Rupert Choat
Office:
1 Atkin Building
Gray's Inn
WC1R 5AT
City:
London
Country:
England
Tel:
+44 20 7404 0102

Questions and Answers:

Who's Who Legal Thought Leaders: Construction

Rupert Choat is a barrister. He has specialised since 1997 in construction, engineering, PFI/PPP, energy and similar disputes. He has worked on disputes concerning projects in over 50 jurisdictions – with most of them governed by the local law. Rupert is a practising arbitrator and has sat in ICC, SCC, DIAC and ad hoc arbitrations. He is also a CEDR-accredited mediator. Rupert teaches on the MSc in Construction Law & Dispute Resolution at King’s College, London. He is contributing editor for Global Arbitration Review Know-how: Construction Arbitration.

WHAT MOTIVATED YOU TO ENTER THE LEGAL PROFESSION?

The pleasure of trying to solve complex problems and influencing how they are solved.

WHAT IS IT ABOUT PRACTISING CONSTRUCTION LAW THAT APPEALS TO YOU?

Practising construction law raises a satisfying blend of issues, ranging from the technical to the commercial to the legal. One of the great pleasures of the work is engaging with people and legal systems from across the world. Happily it is easier than ever before to compare and contrast construction laws in different jurisdictions.

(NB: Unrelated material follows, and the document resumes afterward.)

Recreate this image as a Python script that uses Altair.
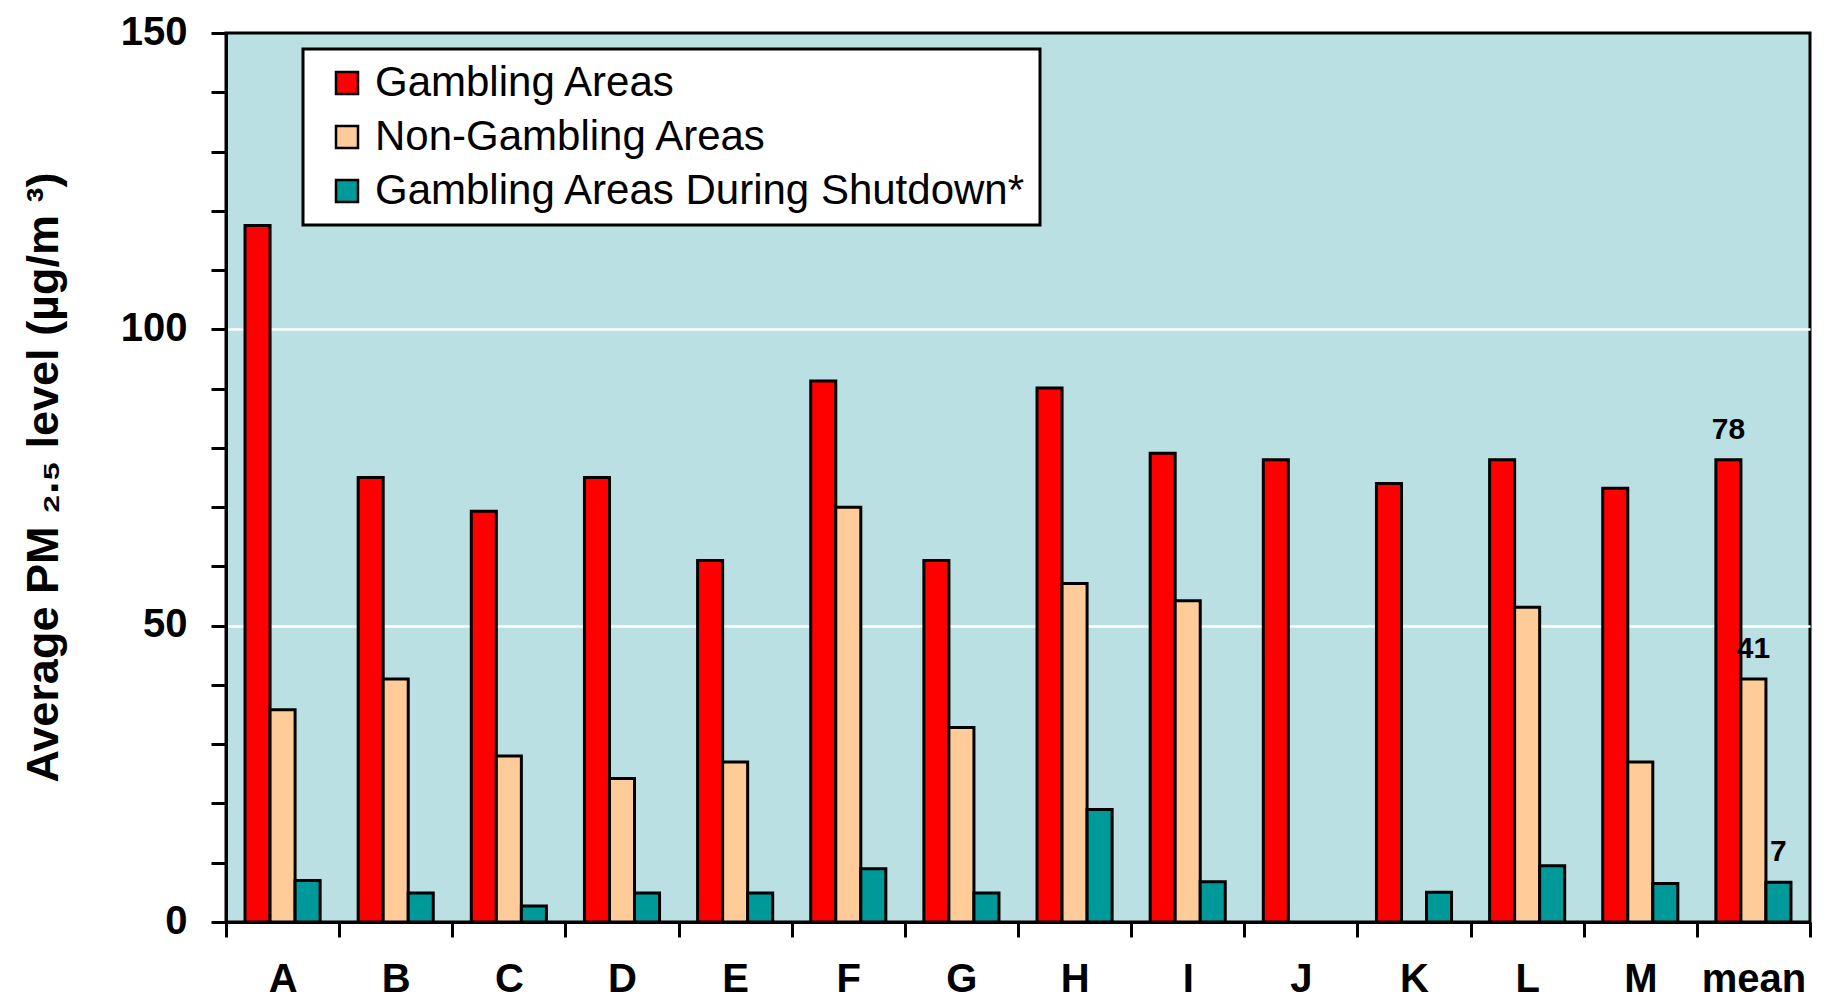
import altair as alt
import pandas as pd

FONT = "Liberation Sans"

categories = ["A", "B", "C", "D", "E", "F", "G", "H", "I", "J", "K", "L", "M", "mean"]
series = ["Gambling Areas", "Non-Gambling Areas", "Gambling Areas During Shutdown*"]
gambling = [117.5, 75, 69.3, 75, 61, 91.3, 61, 90.1, 79.1, 78, 74, 78, 73.2, 78]
non_gambling = [35.8, 41, 28, 24.2, 27, 70, 32.8, 57.1, 54.2, None, None, 53.1, 27, 41]
shutdown = [7, 4.9, 2.7, 4.9, 4.9, 9, 4.9, 19, 6.8, None, 5, 9.5, 6.5, 6.7]
colors = ["#FF0000", "#FFCC99", "#009999"]
y_ticks = [0, 10, 20, 30, 40, 50, 60, 70, 80, 90, 100, 110, 120, 130, 140, 150]

rows = []
for i, c in enumerate(categories):
    for s, vals in zip(series, [gambling, non_gambling, shutdown]):
        v = vals[i]
        if v is not None:
            rows.append({"site": c, "series": s, "value": v})
df = pd.DataFrame(rows)

x_enc = alt.X(
    "site:N",
    sort=categories,
    scale=alt.Scale(paddingInner=0, paddingOuter=0),
    axis=alt.Axis(
        title=None,
        labelAngle=0,
        labelFont=FONT,
        labelFontSize=40,
        labelFontWeight="bold",
        labelColor="black",
        labelBaseline="alphabetic",
        labelPadding=54,
        tickBand="extent",
        tickSize=15,
        tickWidth=3,
        tickColor="black",
        domainColor="black",
        domainWidth=3,
        grid=False,
    ),
)
xo_enc = alt.XOffset("series:N", sort=series, scale=alt.Scale(paddingInner=0, paddingOuter=0.76))
y_enc = alt.Y(
    "value:Q",
    scale=alt.Scale(domain=[0, 150], nice=False, zero=True),
    axis=alt.Axis(
        title="Average PM ₂.₅ level (µg/m ³)",
        titleFont=FONT,
        titleFontSize=45,
        titleFontWeight="bold",
        titleColor="black",
        titleAngle=270,
        titleX=-169,
        titleY=444,
        titleAlign="center",
        titleBaseline="alphabetic",
        values=y_ticks,
        labelExpr="datum.value % 50 == 0 ? datum.label : ''",
        labelFont=FONT,
        labelFontSize=40,
        labelFontWeight="bold",
        labelColor="black",
        labelPadding=24,
        labelBaseline="alphabetic",
        labelOffset=11,
        labelOverlap=False,
        tickSize=15,
        tickWidth=3,
        tickColor="black",
        domainColor="black",
        domainWidth=3,
        grid=True,
        gridColor="white",
        gridWidth=2.5,
        gridOpacity={"condition": {"test": "datum.value == 50 || datum.value == 100", "value": 1}, "value": 0},
    ),
)
color_enc = alt.Color(
    "series:N",
    sort=series,
    scale=alt.Scale(domain=series, range=colors),
    legend=alt.Legend(
        title=None,
        orient="none",
        legendX=77,
        legendY=16,
        fillColor="white",
        strokeColor="black",
        padding=13,
        rowPadding=12,
        symbolType="square",
        symbolSize=484,
        symbolStrokeColor="black",
        symbolStrokeWidth=2.5,
        symbolOpacity=1,
        symbolOffset=10,
        labelOffset=7,
        labelFont=FONT,
        labelFontSize=42,
        labelColor="black",
        labelLimit=1000,
    ),
)

bars = alt.Chart(df).mark_bar(stroke="black", strokeWidth=3, opacity=1).encode(
    x=x_enc, xOffset=xo_enc, y=y_enc, color=color_enc
)

text = (
    alt.Chart(df)
    .transform_filter("datum.site == 'mean'")
    .mark_text(font=FONT, fontSize=30, fontWeight="bold", baseline="alphabetic", dy=-21, color="black")
    .encode(x=x_enc, xOffset=xo_enc, y=y_enc, text=alt.Text("value:Q", format=".0f"))
)

chart = (
    alt.layer(bars, text)
    .properties(
        width=1584,
        height=889,
        autosize=alt.AutoSizeParams(type="none"),
        padding={"left": 218, "top": 25, "right": 9, "bottom": 79},
    )
    .configure(font=FONT)
    .configure_view(fill="#BBE0E3", stroke="black", strokeWidth=3)
    .configure_legend(strokeWidth=3)
)

chart.save("out.html", embed_options={"renderer": "svg", "actions": False})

WHAT HAS BEEN THE MOST MEMORABLE CASE THAT YOU HAVE WORKED ON?

Of the cases I have been involved with which are public, one of the most memorable was helping a London theatre (the Hackney Empire) pursue a bond claim, after its refurbishment contractor went insolvent. I still remember the moment when I learned that the Supreme Court had refused our opponent’s permission to appeal against the Court of Appeal’s judgment (Aviva Insurance Ltd v Hackney Empire Ltd [2012] EWCA Civ 1716).

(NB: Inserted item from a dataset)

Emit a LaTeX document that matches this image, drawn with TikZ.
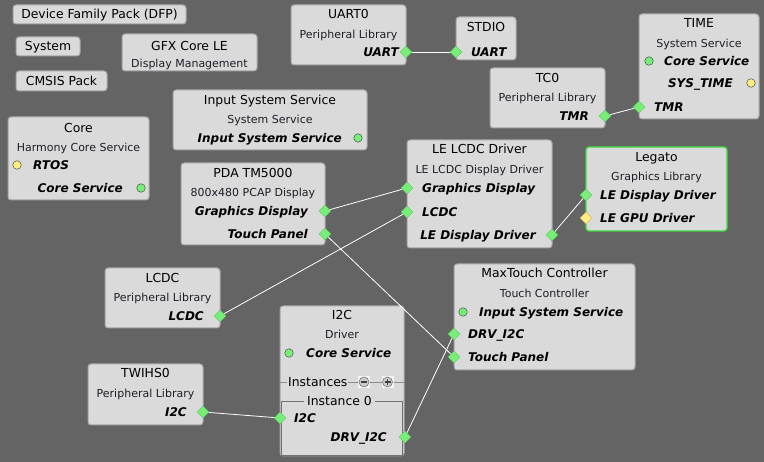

WHAT ROLE DO YOU THINK ADR METHODS CAN PLAY IN RESOLVING CONSTRUCTION DISPUTES?

The evidence shows the cost effectiveness of processes other than arbitration and litigation in avoiding and resolving disputes. Such processes are not adopted as often as they should be internationally. The take-up of dispute boards remains disappointingly low. That is a particular shame where at least one of the parties is reluctant to settle without an independent third party’s decision (as is often the case for public sector entities, for example).

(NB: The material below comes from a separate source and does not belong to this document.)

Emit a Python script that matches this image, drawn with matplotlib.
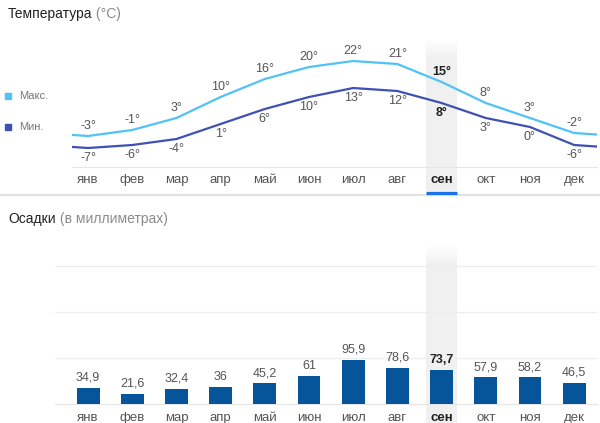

WHAT ARE THE GREATEST CHALLENGES FACING PRACTITIONERS IN CONSTRUCTION LAW IN YOUR JURISDICTION?

The greatest challenges include (but are not limited to!) the proliferation of standard forms, regulations and court judgments (in particular, identifying the few judgments which materially develop the law out of the many which do not).

IF YOU WERE TO IDENTIFY ONE TREND IN ENGLISH CONSTRUCTION LAW, WHAT WOULD THAT TREND BE?

Ever stronger support for – and enforcement of – the words used by parties in their contracts. That includes, first, an even stricter approach to contractual interpretation (Arnold v Britton [2015] UKSC 36 and Wood v Capita [2017] UKSC 24); second, a growing reluctance to apply artificial rules of interpretation which were developed to address the worst excesses of freedom of contract, before legislation emerged to combat unfair contractual terms (eg, Persimmon v Ove Arup [2017] EWCA Civ 373); and third, an even higher threshold for challenging liquidated damages provisions (Cavendish v Makdessi [2015] UKSC 67).